Earned value management is project management technique for measuring the performance and development of the project which the company has taken in hand for completion. An example of earned value management is school exams while in school there is one main annual exam but in between that there are quarterly or monthly tests taken so as to see whether students are learning or not, in the same way in case of earned value management before seeing the final performance of the project top management continuously evaluates the ongoing project against the plan and see whether the project is going according to plan and budget. In order to understand this concept better let’s look at some of the advantages and disadvantages of earned value management –
Advantages of Earned Value Management
- The first and foremost advantage earned value management is that it helps the management in seeing that whether the project is going on track in terms of work progress and also on budgeted line or not. It not only analyses the work done but also analyses the cost or expense needed to do that amount of work so if a project is worth $10000 and on 50 percent completion of work if the company has used $8000 then it cannot be called a success because even if the project is on time but company has used 80 percent of budget for 50 percent of work done.

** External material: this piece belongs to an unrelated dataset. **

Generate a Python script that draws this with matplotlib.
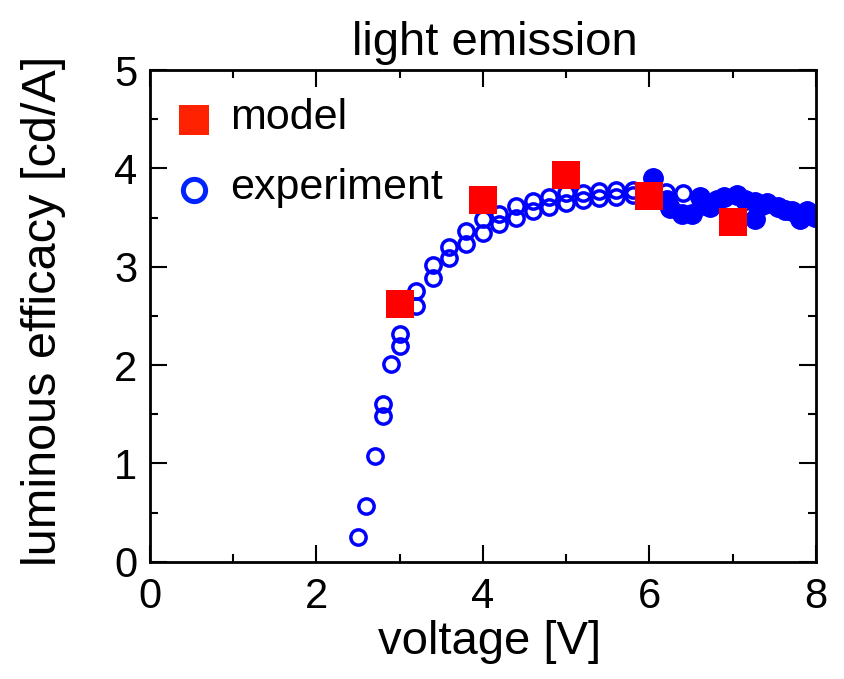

- Another advantage of earned value management is that management can take proactive steps if the project is not going according to the plan and avoid any embarrassment and loss happening because if this method is not used than management has no idea about the project work and cost involved and they came to know it only when project is finished and one the project is finished you cannot do anything to rectify it so in a way earned value management give a management a second chance in between a project to rectify errors in a project execution and make the project a success for the company.
- If in the company there are multiple projects going on than earned value management can be an effective tool in comparing the performance of different projects and analyzing which project is running the best compared to others and reasons for its performance.

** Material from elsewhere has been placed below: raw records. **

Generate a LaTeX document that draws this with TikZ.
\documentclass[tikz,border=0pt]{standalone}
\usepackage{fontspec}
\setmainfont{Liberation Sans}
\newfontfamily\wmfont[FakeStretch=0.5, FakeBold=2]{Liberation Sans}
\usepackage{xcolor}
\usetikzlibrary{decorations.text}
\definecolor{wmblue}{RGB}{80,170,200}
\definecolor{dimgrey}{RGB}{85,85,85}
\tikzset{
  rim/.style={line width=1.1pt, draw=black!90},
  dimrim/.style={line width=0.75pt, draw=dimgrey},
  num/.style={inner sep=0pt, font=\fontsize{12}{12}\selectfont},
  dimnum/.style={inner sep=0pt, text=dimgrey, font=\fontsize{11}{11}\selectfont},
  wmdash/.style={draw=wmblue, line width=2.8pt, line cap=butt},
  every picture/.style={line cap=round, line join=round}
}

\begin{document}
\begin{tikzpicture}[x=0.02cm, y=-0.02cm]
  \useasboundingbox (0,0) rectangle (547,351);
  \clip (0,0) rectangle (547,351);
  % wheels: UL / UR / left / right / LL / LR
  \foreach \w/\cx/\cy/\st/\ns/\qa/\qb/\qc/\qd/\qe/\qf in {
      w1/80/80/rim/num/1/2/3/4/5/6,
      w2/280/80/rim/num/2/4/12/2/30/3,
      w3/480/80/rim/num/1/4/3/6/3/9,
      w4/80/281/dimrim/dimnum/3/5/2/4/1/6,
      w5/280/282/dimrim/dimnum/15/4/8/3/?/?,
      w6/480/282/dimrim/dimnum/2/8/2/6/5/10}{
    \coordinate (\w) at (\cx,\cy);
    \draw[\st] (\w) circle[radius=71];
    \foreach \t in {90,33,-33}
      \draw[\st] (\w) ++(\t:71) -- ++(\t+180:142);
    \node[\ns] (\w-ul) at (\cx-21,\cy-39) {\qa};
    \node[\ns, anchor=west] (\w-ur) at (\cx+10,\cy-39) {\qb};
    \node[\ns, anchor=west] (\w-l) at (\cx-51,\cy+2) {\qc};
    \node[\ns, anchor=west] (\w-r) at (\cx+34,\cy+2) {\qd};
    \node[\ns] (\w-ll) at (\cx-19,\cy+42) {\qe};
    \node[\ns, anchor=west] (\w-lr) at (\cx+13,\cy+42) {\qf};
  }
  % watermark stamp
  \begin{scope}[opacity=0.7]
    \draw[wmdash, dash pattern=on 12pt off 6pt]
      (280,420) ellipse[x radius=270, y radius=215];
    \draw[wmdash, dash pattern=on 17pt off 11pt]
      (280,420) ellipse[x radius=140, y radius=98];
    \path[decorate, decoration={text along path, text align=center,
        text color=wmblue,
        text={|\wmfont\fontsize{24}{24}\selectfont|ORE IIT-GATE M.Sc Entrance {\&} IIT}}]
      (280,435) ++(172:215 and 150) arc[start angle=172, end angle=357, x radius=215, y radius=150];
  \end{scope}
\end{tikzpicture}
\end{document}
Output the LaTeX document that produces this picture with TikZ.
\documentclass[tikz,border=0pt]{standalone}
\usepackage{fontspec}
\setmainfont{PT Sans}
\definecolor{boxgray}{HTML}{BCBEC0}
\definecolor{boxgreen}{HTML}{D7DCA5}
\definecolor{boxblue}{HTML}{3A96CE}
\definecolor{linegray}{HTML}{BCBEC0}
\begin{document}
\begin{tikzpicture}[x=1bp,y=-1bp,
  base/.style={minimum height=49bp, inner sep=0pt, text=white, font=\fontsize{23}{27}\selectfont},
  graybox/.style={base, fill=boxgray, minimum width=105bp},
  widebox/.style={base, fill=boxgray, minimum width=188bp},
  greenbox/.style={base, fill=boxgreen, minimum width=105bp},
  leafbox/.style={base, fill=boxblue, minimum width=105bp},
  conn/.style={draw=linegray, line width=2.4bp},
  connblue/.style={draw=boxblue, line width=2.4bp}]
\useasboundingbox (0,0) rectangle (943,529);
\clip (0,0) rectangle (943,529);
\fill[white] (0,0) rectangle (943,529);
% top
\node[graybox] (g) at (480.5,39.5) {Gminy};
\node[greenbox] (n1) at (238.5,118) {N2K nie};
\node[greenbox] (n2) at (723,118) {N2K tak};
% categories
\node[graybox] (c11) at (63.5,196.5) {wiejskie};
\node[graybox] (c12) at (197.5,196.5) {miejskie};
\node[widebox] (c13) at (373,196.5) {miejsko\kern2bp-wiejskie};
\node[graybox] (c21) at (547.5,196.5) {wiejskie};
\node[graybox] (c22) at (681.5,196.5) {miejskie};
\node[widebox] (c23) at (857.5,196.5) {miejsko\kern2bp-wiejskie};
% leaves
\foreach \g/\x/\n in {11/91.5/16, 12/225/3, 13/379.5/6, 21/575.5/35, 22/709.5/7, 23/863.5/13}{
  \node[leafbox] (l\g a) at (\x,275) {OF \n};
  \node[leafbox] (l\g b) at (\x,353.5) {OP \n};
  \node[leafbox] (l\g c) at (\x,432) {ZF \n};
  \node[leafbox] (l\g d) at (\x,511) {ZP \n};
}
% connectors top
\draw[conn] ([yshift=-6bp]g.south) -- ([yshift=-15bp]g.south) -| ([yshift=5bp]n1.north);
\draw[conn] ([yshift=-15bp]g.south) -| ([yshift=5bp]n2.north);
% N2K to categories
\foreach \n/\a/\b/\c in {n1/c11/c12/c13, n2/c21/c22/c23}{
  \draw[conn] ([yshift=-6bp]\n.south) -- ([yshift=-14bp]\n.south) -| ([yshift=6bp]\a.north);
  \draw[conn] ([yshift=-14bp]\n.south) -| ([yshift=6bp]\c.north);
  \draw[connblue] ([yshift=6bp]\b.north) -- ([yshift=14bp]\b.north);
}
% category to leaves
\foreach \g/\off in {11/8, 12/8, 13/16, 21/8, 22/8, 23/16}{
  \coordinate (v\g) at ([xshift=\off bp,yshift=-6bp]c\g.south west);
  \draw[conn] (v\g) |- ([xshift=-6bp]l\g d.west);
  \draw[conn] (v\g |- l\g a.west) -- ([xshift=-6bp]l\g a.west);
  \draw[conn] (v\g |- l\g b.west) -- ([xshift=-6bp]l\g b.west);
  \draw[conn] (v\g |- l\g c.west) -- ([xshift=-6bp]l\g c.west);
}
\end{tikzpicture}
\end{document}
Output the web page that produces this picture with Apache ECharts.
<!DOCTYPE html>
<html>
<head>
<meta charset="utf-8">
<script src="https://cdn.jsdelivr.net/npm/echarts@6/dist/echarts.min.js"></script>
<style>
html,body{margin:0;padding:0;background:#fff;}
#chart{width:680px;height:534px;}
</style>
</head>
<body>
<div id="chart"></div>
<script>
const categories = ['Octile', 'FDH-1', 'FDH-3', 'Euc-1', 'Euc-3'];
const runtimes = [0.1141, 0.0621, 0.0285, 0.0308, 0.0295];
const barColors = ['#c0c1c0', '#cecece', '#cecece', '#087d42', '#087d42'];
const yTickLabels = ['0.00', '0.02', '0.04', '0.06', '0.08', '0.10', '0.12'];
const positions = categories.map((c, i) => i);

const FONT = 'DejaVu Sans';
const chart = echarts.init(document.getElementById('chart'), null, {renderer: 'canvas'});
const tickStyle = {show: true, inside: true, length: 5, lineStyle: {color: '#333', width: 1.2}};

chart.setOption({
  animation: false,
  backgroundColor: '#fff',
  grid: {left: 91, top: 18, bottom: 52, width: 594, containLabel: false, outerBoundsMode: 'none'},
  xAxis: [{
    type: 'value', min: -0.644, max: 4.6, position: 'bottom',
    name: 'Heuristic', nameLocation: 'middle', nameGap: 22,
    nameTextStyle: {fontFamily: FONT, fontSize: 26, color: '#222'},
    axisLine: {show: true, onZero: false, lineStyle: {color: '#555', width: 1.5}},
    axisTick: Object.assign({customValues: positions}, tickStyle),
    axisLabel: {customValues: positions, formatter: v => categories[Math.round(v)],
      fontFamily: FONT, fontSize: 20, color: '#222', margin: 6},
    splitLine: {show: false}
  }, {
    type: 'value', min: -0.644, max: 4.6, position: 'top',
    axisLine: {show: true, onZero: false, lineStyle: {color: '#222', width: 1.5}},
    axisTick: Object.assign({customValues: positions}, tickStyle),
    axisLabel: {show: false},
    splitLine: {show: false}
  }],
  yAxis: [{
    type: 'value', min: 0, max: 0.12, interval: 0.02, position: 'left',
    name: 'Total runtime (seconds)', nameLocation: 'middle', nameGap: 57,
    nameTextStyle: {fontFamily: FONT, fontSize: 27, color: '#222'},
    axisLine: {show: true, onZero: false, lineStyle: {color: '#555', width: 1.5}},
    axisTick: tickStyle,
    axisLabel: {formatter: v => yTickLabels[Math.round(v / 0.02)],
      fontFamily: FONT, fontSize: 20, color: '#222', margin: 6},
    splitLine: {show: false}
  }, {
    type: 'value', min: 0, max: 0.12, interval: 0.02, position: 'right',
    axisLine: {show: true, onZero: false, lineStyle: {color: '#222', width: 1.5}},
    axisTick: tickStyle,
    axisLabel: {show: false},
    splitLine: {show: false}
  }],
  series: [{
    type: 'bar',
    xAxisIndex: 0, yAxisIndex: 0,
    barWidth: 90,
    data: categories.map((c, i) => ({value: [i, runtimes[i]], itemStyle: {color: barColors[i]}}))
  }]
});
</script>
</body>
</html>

Disadvantages of Earned Value Management
- The biggest disadvantage of earned value management is that it only checks whether the work is on time and within budget or not but it does not have a check system for quality of work so the project may be completed on time and within budget but the quality of the work can only be seen once the project is complete.
- Another limitation on earned value management is that it involves constant supervision on the part of management and which results in management getting too involved in project which in turn can create a rift between management and people who are executing the project which in turn can lead to disruption of relations at different within the company which in long run can have an harmful impact on the company.
- Earned value management is a complex methodology and it cannot be comprehended easily and therefore company needs to have the separate team of specialist to carry out this process which in turn can lead to more cost for the company and also it can time consuming.
As one can see from the above that earned value management has both benefits as well as limitations and company before implanting earned value management for the project should carefully analyze both benefits and limitations and then take the decision.